The banking group, which owns Lloyds, Halifax and Bank of Scotland, is to close 136 of its high street banks, representing 15pc of its estate across the country. The company blamed the shift to online banking for the closures.
Closures span 61 Lloyds branches, 61 Halifax locations and 14 Bank of Scotland outlets. They will shut between May this year and March 2026.
All workers at high street branches affected by the closures will be offered jobs elsewhere inside the group, the bank said.
The closures are part of plans set out in 2022 for Lloyds to become the UK’s leading digital bank. A spokesman said: “Over 20m customers are using our apps for on-demand access to their money and customers have more choice and flexibility than ever for their day-to-day banking.
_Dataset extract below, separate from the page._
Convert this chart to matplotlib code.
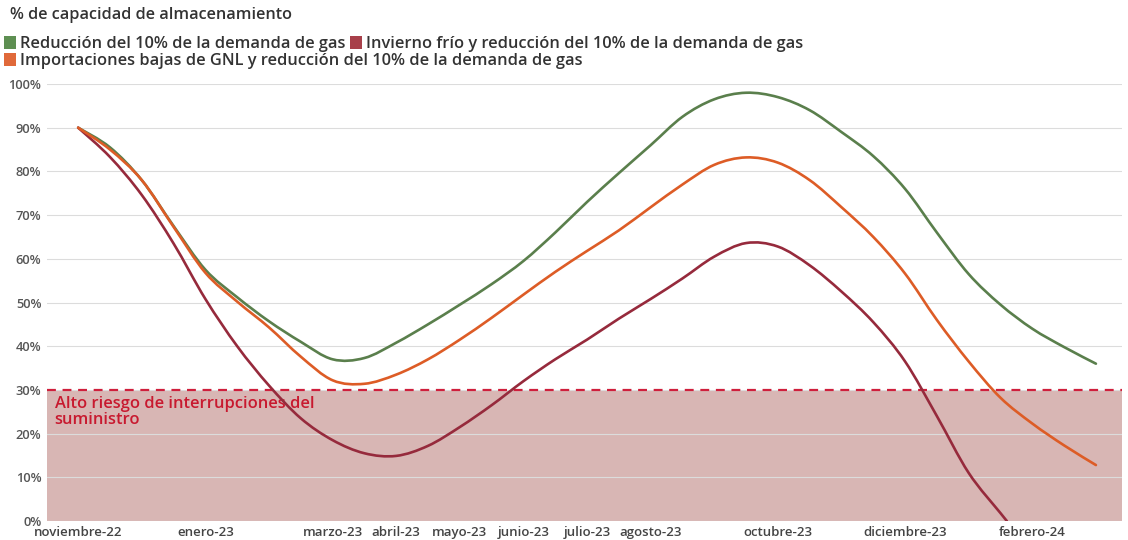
import matplotlib
matplotlib.use("Agg")
import matplotlib.pyplot as plt
from matplotlib.patches import Patch, PathPatch
from matplotlib.path import Path

# months since noviembre-22, half-month steps
months = [k * 0.5 for k in range(33)]

reduccion = [90, 85.5, 78, 67.5, 57.5, 51.2, 45.7, 41, 37, 37.3, 40.8, 45, 49.5, 54.2, 59.5,
             66, 73, 79.6, 86, 92.5, 96.5, 98, 97, 94, 89, 83.5, 76, 66, 56.5, 49.5,
             44, 39.8, 36]
importaciones = [90, 85, 78, 67.3, 56.8, 50.2, 44.3, 37.6, 32.2, 31.4, 33.5, 37, 41.5, 46.5, 51.8,
                 57, 61.8, 66.5, 71.8, 77, 81.5, 83.2, 82, 78, 71.8, 65, 56.6, 46, 36.5, 28.2,
                 22.3, 17.3, 12.8]
months_frio = [k * 0.5 for k in range(30)] + [14.6]
invierno_frio = [90, 83.3, 74.6, 63.5, 50.8, 40, 31, 23.5, 18.5, 15.5, 14.9, 17.2, 21.5, 26.5, 32,
                 37, 41.5, 46.3, 50.8, 55.5, 60.5, 63.6, 62.8, 58.5, 52.5, 45.5, 36.5, 24, 11,
                 1.8, 0]

tick_pos = [0, 2, 4, 5, 6, 7, 8, 9, 11, 13, 15]
tick_labels = ["noviembre-22", "enero-23", "marzo-23", "abril-23", "mayo-23", "junio-23",
               "julio-23", "agosto-23", "octubre-23", "diciembre-23", "febrero-24"]

umbral = 30

c_green = "#5a7f4c"
c_red = "#962a3c"
c_orange = "#dd5c26"
plt.rcParams['font.family'] = ['Open Sans', 'DejaVu Sans']


def spline(ax, xs, ys, color, z):
    # smooth curve through the points (catmull-rom as bezier segments)
    n = len(xs)
    verts = [(xs[0], ys[0])]
    codes = [Path.MOVETO]
    for i in range(n - 1):
        i0, i2 = max(i - 1, 0), min(i + 2, n - 1)
        c1 = (xs[i] + (xs[i + 1] - xs[i0]) / 6, ys[i] + (ys[i + 1] - ys[i0]) / 6)
        c2 = (xs[i + 1] - (xs[i2] - xs[i]) / 6, ys[i + 1] - (ys[i2] - ys[i]) / 6)
        verts += [c1, c2, (xs[i + 1], ys[i + 1])]
        codes += [Path.CURVE4] * 3
    ax.add_patch(PathPatch(Path(verts, codes), fill=False, edgecolor=color, lw=1.9,
                           capstyle="round", zorder=z, transform=ax.transData))


fig = plt.figure(figsize=(11.28, 5.4), dpi=100)
ax = fig.add_axes([47 / 1128, 19 / 540, 1075 / 1128, 437 / 540])

ax.axhspan(0, umbral, color="#d8b6b4", zorder=0, lw=0)
ax.axhline(umbral, color="#cf1f3c", lw=1.6, ls=(0, (4, 3)), zorder=2)
ax.text(-0.37, 28.7, "Alto riesgo de interrupciones del\nsuministro", color="#c8192f",
        fontsize=11.9, fontweight="semibold", va="top", ha="left", linespacing=1.0,
        zorder=1)

spline(ax, months, reduccion, c_green, 3)
spline(ax, months_frio, invierno_frio, c_red, 3)
spline(ax, months, importaciones, c_orange, 4)

ax.set_xlim(-0.49, 16.41)
ax.set_ylim(0, 100)
ax.set_yticks(range(0, 101, 10))
ax.set_yticklabels([f"{v}%" for v in range(0, 101, 10)])
ax.set_xticks(tick_pos)
ax.set_xticklabels(tick_labels)
ax.grid(axis="y", color="#dcdcdc", lw=0.8, zorder=1)
ax.set_axisbelow(True)
for s in ax.spines.values():
    s.set_visible(False)
ax.tick_params(length=0)
ax.tick_params(axis="y", pad=4, labelsize=9.3, labelcolor="#555555")
ax.tick_params(axis="x", pad=3.5, labelsize=9.5, labelcolor="#444444")
for lab in ax.get_xticklabels() + ax.get_yticklabels():
    lab.set_fontweight("semibold")

fig.text(10 / 1128, 1 - 15 / 540, "% de capacidad de almacenamiento", fontsize=11.7,
         fontweight="semibold", color="#333333", va="center", ha="left")

h1 = [Patch(facecolor="#5e8f52", label="Reducción del 10% de la demanda de gas"),
      Patch(facecolor="#a8404a", label="Invierno frío y reducción del 10% de la demanda de gas")]
h2 = [Patch(facecolor="#e0693a", label="Importaciones bajas de GNL y reducción del 10% de la demanda de gas")]
leg_kw = dict(loc="upper left", frameon=False, handlelength=0.75, handleheight=0.85,
              handletextpad=0.2, columnspacing=0.3, borderaxespad=0, borderpad=0,
              prop={"size": 11.8, "weight": "semibold"}, labelcolor="#333333")
fig.legend(handles=h1, ncol=2, bbox_to_anchor=(4 / 1128, 1 - 36 / 540), **leg_kw)
fig.legend(handles=h2, ncol=1, bbox_to_anchor=(4 / 1128, 1 - 53 / 540), **leg_kw)

fig.savefig("out.png", dpi=100)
“Alongside our apps, customers can also use telephone banking, visit a community banker or use any Halifax, Lloyds or Bank of Scotland branch, giving access to many more branches.
“Customers can also do their everyday banking at over 11,000 branches of the Post Office or in a Banking Hub.”
Transactions at branches impacted by the closures had, on average, fallen by 48pc over the past five years, Lloyds said. Lloyds said it recorded 10m fewer in branch transactions in 2024 compared to in 2023 across all its high street shops.
The plans come just weeks after Lloyds Banking Group announced an overhaul of its business to let customers of all its bank brands use all three of its Lloyds Bank, Halifax and Bank of Scotland branches to do business.
Lloyds has already closed hundreds of UK branches since Charlie Nunn was appointed chief executive of the bank in August 2021. Most recently, in September 2024, Lloyds announced plans to close 55 high street branches.